-- START GIVEN MATERIAL --

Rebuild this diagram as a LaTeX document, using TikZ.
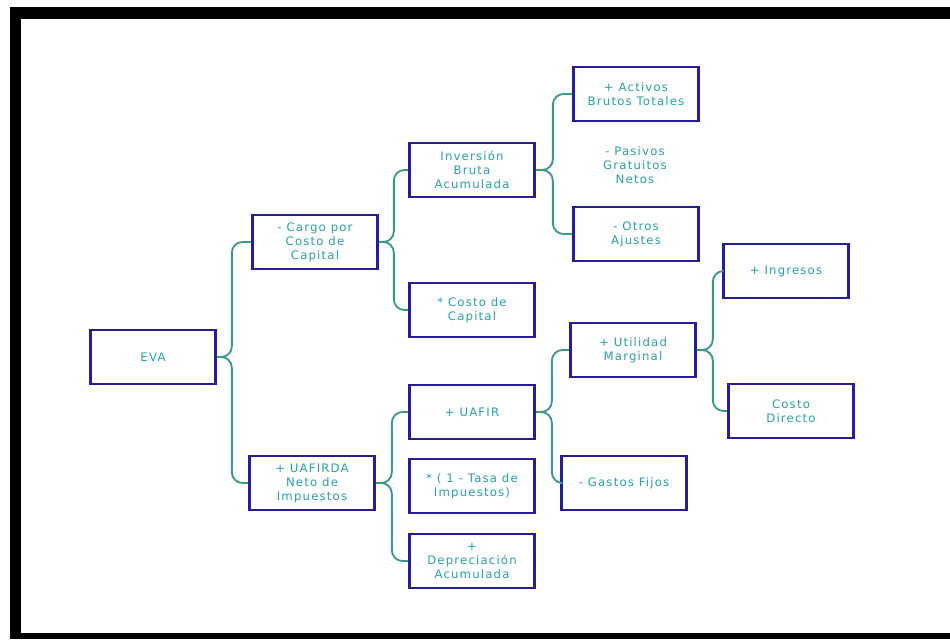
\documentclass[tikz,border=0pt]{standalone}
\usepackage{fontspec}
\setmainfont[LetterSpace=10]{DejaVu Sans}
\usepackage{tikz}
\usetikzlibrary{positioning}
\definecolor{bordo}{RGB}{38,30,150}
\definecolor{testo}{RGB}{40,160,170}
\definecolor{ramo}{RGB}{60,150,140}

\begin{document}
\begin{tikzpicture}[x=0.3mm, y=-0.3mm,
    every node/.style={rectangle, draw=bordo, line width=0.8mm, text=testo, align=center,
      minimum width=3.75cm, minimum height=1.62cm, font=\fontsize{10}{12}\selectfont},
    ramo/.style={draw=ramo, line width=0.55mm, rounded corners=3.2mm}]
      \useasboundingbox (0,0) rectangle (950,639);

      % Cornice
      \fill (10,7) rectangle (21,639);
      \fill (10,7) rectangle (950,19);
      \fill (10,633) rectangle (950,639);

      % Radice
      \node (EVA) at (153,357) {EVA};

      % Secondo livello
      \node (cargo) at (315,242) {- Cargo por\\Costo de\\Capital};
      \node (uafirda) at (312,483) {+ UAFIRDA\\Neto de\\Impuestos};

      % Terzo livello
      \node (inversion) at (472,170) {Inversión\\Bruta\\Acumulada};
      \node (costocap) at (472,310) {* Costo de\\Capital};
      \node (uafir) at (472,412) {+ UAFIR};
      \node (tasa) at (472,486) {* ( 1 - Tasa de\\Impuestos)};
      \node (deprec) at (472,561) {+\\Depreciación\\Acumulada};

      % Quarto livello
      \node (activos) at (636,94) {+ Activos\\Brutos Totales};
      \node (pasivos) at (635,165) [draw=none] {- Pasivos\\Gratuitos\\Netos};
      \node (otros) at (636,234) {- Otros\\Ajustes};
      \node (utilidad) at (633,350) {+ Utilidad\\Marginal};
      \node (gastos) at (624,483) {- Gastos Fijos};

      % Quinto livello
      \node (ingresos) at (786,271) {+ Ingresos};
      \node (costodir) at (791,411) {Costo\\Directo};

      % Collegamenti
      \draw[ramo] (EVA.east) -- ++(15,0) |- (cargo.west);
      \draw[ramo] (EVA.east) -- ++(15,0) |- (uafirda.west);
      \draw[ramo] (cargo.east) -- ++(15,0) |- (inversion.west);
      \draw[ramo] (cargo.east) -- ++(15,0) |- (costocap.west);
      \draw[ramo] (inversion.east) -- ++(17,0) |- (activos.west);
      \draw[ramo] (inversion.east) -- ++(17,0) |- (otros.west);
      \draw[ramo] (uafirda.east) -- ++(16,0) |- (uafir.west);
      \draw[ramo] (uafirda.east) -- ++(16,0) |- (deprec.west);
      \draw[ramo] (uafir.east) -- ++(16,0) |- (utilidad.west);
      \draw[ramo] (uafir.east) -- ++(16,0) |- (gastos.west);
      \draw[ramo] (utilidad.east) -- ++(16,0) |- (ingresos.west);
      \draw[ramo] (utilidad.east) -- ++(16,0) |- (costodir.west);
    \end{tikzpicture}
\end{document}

-- END GIVEN MATERIAL --

Up to and including the line with "(costodir) at (791,411)", copy the data above from its first line. Skip pictures.

ANSWER FOR THE TASK:
Rebuild this diagram as a LaTeX document, using TikZ.
\documentclass[tikz,border=0pt]{standalone}
\usepackage{fontspec}
\setmainfont[LetterSpace=10]{DejaVu Sans}
\usepackage{tikz}
\usetikzlibrary{positioning}
\definecolor{bordo}{RGB}{38,30,150}
\definecolor{testo}{RGB}{40,160,170}
\definecolor{ramo}{RGB}{60,150,140}

\begin{document}
\begin{tikzpicture}[x=0.3mm, y=-0.3mm,
    every node/.style={rectangle, draw=bordo, line width=0.8mm, text=testo, align=center,
      minimum width=3.75cm, minimum height=1.62cm, font=\fontsize{10}{12}\selectfont},
    ramo/.style={draw=ramo, line width=0.55mm, rounded corners=3.2mm}]
      \useasboundingbox (0,0) rectangle (950,639);

      % Cornice
      \fill (10,7) rectangle (21,639);
      \fill (10,7) rectangle (950,19);
      \fill (10,633) rectangle (950,639);

      % Radice
      \node (EVA) at (153,357) {EVA};

      % Secondo livello
      \node (cargo) at (315,242) {- Cargo por\\Costo de\\Capital};
      \node (uafirda) at (312,483) {+ UAFIRDA\\Neto de\\Impuestos};

      % Terzo livello
      \node (inversion) at (472,170) {Inversión\\Bruta\\Acumulada};
      \node (costocap) at (472,310) {* Costo de\\Capital};
      \node (uafir) at (472,412) {+ UAFIR};
      \node (tasa) at (472,486) {* ( 1 - Tasa de\\Impuestos)};
      \node (deprec) at (472,561) {+\\Depreciación\\Acumulada};

      % Quarto livello
      \node (activos) at (636,94) {+ Activos\\Brutos Totales};
      \node (pasivos) at (635,165) [draw=none] {- Pasivos\\Gratuitos\\Netos};
      \node (otros) at (636,234) {- Otros\\Ajustes};
      \node (utilidad) at (633,350) {+ Utilidad\\Marginal};
      \node (gastos) at (624,483) {- Gastos Fijos};

      % Quinto livello
      \node (ingresos) at (786,271) {+ Ingresos};
      \node (costodir) at (791,411) {Costo\\Directo};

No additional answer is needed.